* [AIM OF THE TASK]: Leave out every picture, then transcribe the rest of the listing exactly.

* [RECORDED INFORMATION]:
------------

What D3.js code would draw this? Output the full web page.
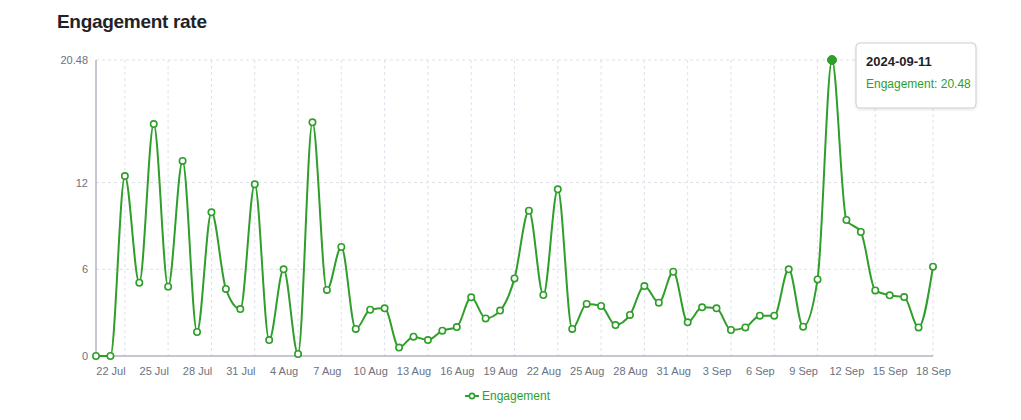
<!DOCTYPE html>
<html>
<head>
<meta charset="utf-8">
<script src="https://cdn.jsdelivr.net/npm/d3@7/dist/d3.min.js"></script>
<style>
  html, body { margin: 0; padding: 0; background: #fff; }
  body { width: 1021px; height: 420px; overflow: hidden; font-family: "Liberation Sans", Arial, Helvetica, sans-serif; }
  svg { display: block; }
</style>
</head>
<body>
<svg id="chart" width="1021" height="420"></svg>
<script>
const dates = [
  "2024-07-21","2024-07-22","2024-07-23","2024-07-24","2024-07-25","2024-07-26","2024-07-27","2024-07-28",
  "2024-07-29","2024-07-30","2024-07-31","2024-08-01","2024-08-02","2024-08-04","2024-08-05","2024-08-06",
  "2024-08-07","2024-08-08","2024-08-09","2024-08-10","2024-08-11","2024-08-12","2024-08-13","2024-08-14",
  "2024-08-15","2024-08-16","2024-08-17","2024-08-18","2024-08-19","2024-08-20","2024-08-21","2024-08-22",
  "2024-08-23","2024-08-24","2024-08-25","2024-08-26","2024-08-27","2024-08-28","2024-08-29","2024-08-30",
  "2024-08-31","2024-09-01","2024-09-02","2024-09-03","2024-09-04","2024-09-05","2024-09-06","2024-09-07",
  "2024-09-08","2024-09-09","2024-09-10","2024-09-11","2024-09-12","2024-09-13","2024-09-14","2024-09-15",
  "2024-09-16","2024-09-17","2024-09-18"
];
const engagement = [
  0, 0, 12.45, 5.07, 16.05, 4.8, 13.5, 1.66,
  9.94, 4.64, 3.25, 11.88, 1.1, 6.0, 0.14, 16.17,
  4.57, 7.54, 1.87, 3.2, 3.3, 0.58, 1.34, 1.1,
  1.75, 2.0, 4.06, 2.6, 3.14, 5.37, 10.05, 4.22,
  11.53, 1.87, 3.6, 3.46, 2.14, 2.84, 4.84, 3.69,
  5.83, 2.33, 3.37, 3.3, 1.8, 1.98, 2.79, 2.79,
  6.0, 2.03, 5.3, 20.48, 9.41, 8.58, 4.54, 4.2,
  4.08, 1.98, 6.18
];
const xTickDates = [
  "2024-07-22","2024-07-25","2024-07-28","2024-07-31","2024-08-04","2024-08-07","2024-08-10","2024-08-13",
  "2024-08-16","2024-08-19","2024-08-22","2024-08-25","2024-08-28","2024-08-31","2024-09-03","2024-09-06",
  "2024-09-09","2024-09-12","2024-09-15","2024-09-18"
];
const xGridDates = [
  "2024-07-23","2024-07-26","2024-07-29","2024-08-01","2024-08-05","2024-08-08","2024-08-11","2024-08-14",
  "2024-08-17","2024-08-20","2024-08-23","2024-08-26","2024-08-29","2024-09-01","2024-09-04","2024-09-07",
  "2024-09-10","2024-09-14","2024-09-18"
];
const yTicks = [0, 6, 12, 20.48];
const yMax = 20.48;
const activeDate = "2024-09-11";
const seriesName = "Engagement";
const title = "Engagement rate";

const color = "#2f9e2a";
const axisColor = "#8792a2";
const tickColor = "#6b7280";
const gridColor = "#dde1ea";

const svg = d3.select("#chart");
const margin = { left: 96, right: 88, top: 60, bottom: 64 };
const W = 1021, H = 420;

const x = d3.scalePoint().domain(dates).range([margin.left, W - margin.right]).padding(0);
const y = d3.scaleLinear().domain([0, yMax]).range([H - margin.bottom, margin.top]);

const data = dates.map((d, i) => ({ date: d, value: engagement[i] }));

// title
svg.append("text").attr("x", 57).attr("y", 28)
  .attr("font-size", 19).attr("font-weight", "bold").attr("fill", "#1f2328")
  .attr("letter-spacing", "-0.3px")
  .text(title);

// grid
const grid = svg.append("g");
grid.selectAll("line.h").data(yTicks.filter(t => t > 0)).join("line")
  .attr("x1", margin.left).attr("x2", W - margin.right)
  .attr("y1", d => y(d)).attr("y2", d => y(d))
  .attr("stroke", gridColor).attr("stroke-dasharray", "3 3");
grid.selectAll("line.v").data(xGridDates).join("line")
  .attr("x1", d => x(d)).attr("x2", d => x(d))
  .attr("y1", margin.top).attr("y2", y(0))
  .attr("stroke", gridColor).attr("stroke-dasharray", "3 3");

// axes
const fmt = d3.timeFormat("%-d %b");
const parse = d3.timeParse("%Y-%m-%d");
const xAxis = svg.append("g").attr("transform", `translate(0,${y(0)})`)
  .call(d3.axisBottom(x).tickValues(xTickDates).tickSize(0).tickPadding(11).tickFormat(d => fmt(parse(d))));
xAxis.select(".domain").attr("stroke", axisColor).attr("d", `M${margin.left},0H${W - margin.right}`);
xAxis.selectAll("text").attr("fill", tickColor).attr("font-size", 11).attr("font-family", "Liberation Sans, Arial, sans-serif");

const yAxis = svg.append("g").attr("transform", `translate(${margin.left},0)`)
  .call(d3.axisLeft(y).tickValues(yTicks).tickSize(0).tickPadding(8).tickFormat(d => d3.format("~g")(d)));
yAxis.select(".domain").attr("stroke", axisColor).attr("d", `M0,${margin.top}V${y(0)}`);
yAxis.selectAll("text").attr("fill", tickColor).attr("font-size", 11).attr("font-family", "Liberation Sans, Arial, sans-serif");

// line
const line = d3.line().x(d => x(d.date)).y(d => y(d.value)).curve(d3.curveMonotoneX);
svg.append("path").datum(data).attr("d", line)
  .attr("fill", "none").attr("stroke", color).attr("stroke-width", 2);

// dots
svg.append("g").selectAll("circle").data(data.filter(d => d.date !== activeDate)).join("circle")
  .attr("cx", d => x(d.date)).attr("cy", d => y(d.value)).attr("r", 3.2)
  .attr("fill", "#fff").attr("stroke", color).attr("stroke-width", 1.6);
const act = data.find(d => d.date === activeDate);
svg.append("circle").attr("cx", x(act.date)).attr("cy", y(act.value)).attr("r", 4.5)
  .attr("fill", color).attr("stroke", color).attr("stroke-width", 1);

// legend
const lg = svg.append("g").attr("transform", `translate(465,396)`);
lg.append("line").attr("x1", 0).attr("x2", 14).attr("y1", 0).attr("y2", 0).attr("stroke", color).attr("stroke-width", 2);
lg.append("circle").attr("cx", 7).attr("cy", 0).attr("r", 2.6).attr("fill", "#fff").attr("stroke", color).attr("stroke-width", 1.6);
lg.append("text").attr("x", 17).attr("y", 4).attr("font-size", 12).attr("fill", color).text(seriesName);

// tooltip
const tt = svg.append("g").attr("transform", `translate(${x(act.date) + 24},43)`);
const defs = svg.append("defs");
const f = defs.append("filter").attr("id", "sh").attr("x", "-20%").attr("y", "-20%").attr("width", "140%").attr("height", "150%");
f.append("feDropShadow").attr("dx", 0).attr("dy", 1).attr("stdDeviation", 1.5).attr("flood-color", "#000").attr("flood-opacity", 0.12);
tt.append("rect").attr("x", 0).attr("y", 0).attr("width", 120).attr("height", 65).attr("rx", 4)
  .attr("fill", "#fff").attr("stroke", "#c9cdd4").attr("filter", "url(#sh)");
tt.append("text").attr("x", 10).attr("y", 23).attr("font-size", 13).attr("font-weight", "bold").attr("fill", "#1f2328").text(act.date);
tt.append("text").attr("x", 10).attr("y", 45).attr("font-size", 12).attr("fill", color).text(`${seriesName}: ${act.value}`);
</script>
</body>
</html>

------------

* [THE OUTPUT]:
What D3.js code would draw this? Output the full web page.
<!DOCTYPE html>
<html>
<head>
<meta charset="utf-8">
<script src="https://cdn.jsdelivr.net/npm/d3@7/dist/d3.min.js"></script>
<style>
  html, body { margin: 0; padding: 0; background: #fff; }
  body { width: 1021px; height: 420px; overflow: hidden; font-family: "Liberation Sans", Arial, Helvetica, sans-serif; }
  svg { display: block; }
</style>
</head>
<body>
<svg id="chart" width="1021" height="420"></svg>
<script>
const dates = [
  "2024-07-21","2024-07-22","2024-07-23","2024-07-24","2024-07-25","2024-07-26","2024-07-27","2024-07-28",
  "2024-07-29","2024-07-30","2024-07-31","2024-08-01","2024-08-02","2024-08-04","2024-08-05","2024-08-06",
  "2024-08-07","2024-08-08","2024-08-09","2024-08-10","2024-08-11","2024-08-12","2024-08-13","2024-08-14",
  "2024-08-15","2024-08-16","2024-08-17","2024-08-18","2024-08-19","2024-08-20","2024-08-21","2024-08-22",
  "2024-08-23","2024-08-24","2024-08-25","2024-08-26","2024-08-27","2024-08-28","2024-08-29","2024-08-30",
  "2024-08-31","2024-09-01","2024-09-02","2024-09-03","2024-09-04","2024-09-05","2024-09-06","2024-09-07",
  "2024-09-08","2024-09-09","2024-09-10","2024-09-11","2024-09-12","2024-09-13","2024-09-14","2024-09-15",
  "2024-09-16","2024-09-17","2024-09-18"
];
const engagement = [
  0, 0, 12.45, 5.07, 16.05, 4.8, 13.5, 1.66,
  9.94, 4.64, 3.25, 11.88, 1.1, 6.0, 0.14, 16.17,
  4.57, 7.54, 1.87, 3.2, 3.3, 0.58, 1.34, 1.1,
  1.75, 2.0, 4.06, 2.6, 3.14, 5.37, 10.05, 4.22,
  11.53, 1.87, 3.6, 3.46, 2.14, 2.84, 4.84, 3.69,
  5.83, 2.33, 3.37, 3.3, 1.8, 1.98, 2.79, 2.79,
  6.0, 2.03, 5.3, 20.48, 9.41, 8.58, 4.54, 4.2,
  4.08, 1.98, 6.18
];
const xTickDates = [
  "2024-07-22","2024-07-25","2024-07-28","2024-07-31","2024-08-04","2024-08-07","2024-08-10","2024-08-13",
  "2024-08-16","2024-08-19","2024-08-22","2024-08-25","2024-08-28","2024-08-31","2024-09-03","2024-09-06",
  "2024-09-09","2024-09-12","2024-09-15","2024-09-18"
];
const xGridDates = [
  "2024-07-23","2024-07-26","2024-07-29","2024-08-01","2024-08-05","2024-08-08","2024-08-11","2024-08-14",
  "2024-08-17","2024-08-20","2024-08-23","2024-08-26","2024-08-29","2024-09-01","2024-09-04","2024-09-07",
  "2024-09-10","2024-09-14","2024-09-18"
];
const yTicks = [0, 6, 12, 20.48];
const yMax = 20.48;
const activeDate = "2024-09-11";
const seriesName = "Engagement";
const title = "Engagement rate";

const color = "#2f9e2a";
const axisColor = "#8792a2";
const tickColor = "#6b7280";
const gridColor = "#dde1ea";

const svg = d3.select("#chart");
const margin = { left: 96, right: 88, top: 60, bottom: 64 };
const W = 1021, H = 420;

const x = d3.scalePoint().domain(dates).range([margin.left, W - margin.right]).padding(0);
const y = d3.scaleLinear().domain([0, yMax]).range([H - margin.bottom, margin.top]);

const data = dates.map((d, i) => ({ date: d, value: engagement[i] }));

// title
svg.append("text").attr("x", 57).attr("y", 28)
  .attr("font-size", 19).attr("font-weight", "bold").attr("fill", "#1f2328")
  .attr("letter-spacing", "-0.3px")
  .text(title);

// grid
const grid = svg.append("g");
grid.selectAll("line.h").data(yTicks.filter(t => t > 0)).join("line")
  .attr("x1", margin.left).attr("x2", W - margin.right)
  .attr("y1", d => y(d)).attr("y2", d => y(d))
  .attr("stroke", gridColor).attr("stroke-dasharray", "3 3");
grid.selectAll("line.v").data(xGridDates).join("line")
  .attr("x1", d => x(d)).attr("x2", d => x(d))
  .attr("y1", margin.top).attr("y2", y(0))
  .attr("stroke", gridColor).attr("stroke-dasharray", "3 3");

// axes
const fmt = d3.timeFormat("%-d %b");
const parse = d3.timeParse("%Y-%m-%d");
const xAxis = svg.append("g").attr("transform", `translate(0,${y(0)})`)
  .call(d3.axisBottom(x).tickValues(xTickDates).tickSize(0).tickPadding(11).tickFormat(d => fmt(parse(d))));
xAxis.select(".domain").attr("stroke", axisColor).attr("d", `M${margin.left},0H${W - margin.right}`);
xAxis.selectAll("text").attr("fill", tickColor).attr("font-size", 11).attr("font-family", "Liberation Sans, Arial, sans-serif");

const yAxis = svg.append("g").attr("transform", `translate(${margin.left},0)`)
  .call(d3.axisLeft(y).tickValues(yTicks).tickSize(0).tickPadding(8).tickFormat(d => d3.format("~g")(d)));
yAxis.select(".domain").attr("stroke", axisColor).attr("d", `M0,${margin.top}V${y(0)}`);
yAxis.selectAll("text").attr("fill", tickColor).attr("font-size", 11).attr("font-family", "Liberation Sans, Arial, sans-serif");

// line
const line = d3.line().x(d => x(d.date)).y(d => y(d.value)).curve(d3.curveMonotoneX);
svg.append("path").datum(data).attr("d", line)
  .attr("fill", "none").attr("stroke", color).attr("stroke-width", 2);

// dots
svg.append("g").selectAll("circle").data(data.filter(d => d.date !== activeDate)).join("circle")
  .attr("cx", d => x(d.date)).attr("cy", d => y(d.value)).attr("r", 3.2)
  .attr("fill", "#fff").attr("stroke", color).attr("stroke-width", 1.6);
const act = data.find(d => d.date === activeDate);
svg.append("circle").attr("cx", x(act.date)).attr("cy", y(act.value)).attr("r", 4.5)
  .attr("fill", color).attr("stroke", color).attr("stroke-width", 1);

// legend
const lg = svg.append("g").attr("transform", `translate(465,396)`);
lg.append("line").attr("x1", 0).attr("x2", 14).attr("y1", 0).attr("y2", 0).attr("stroke", color).attr("stroke-width", 2);
lg.append("circle").attr("cx", 7).attr("cy", 0).attr("r", 2.6).attr("fill", "#fff").attr("stroke", color).attr("stroke-width", 1.6);
lg.append("text").attr("x", 17).attr("y", 4).attr("font-size", 12).attr("fill", color).text(seriesName);

// tooltip
const tt = svg.append("g").attr("transform", `translate(${x(act.date) + 24},43)`);
const defs = svg.append("defs");
const f = defs.append("filter").attr("id", "sh").attr("x", "-20%").attr("y", "-20%").attr("width", "140%").attr("height", "150%");
f.append("feDropShadow").attr("dx", 0).attr("dy", 1).attr("stdDeviation", 1.5).attr("flood-color", "#000").attr("flood-opacity", 0.12);
tt.append("rect").attr("x", 0).attr("y", 0).attr("width", 120).attr("height", 65).attr("rx", 4)
  .attr("fill", "#fff").attr("stroke", "#c9cdd4").attr("filter", "url(#sh)");
tt.append("text").attr("x", 10).attr("y", 23).attr("font-size", 13).attr("font-weight", "bold").attr("fill", "#1f2328").text(act.date);
tt.append("text").attr("x", 10).attr("y", 45).attr("font-size", 12).attr("fill", color).text(`${seriesName}: ${act.value}`);
</script>
</body>
</html>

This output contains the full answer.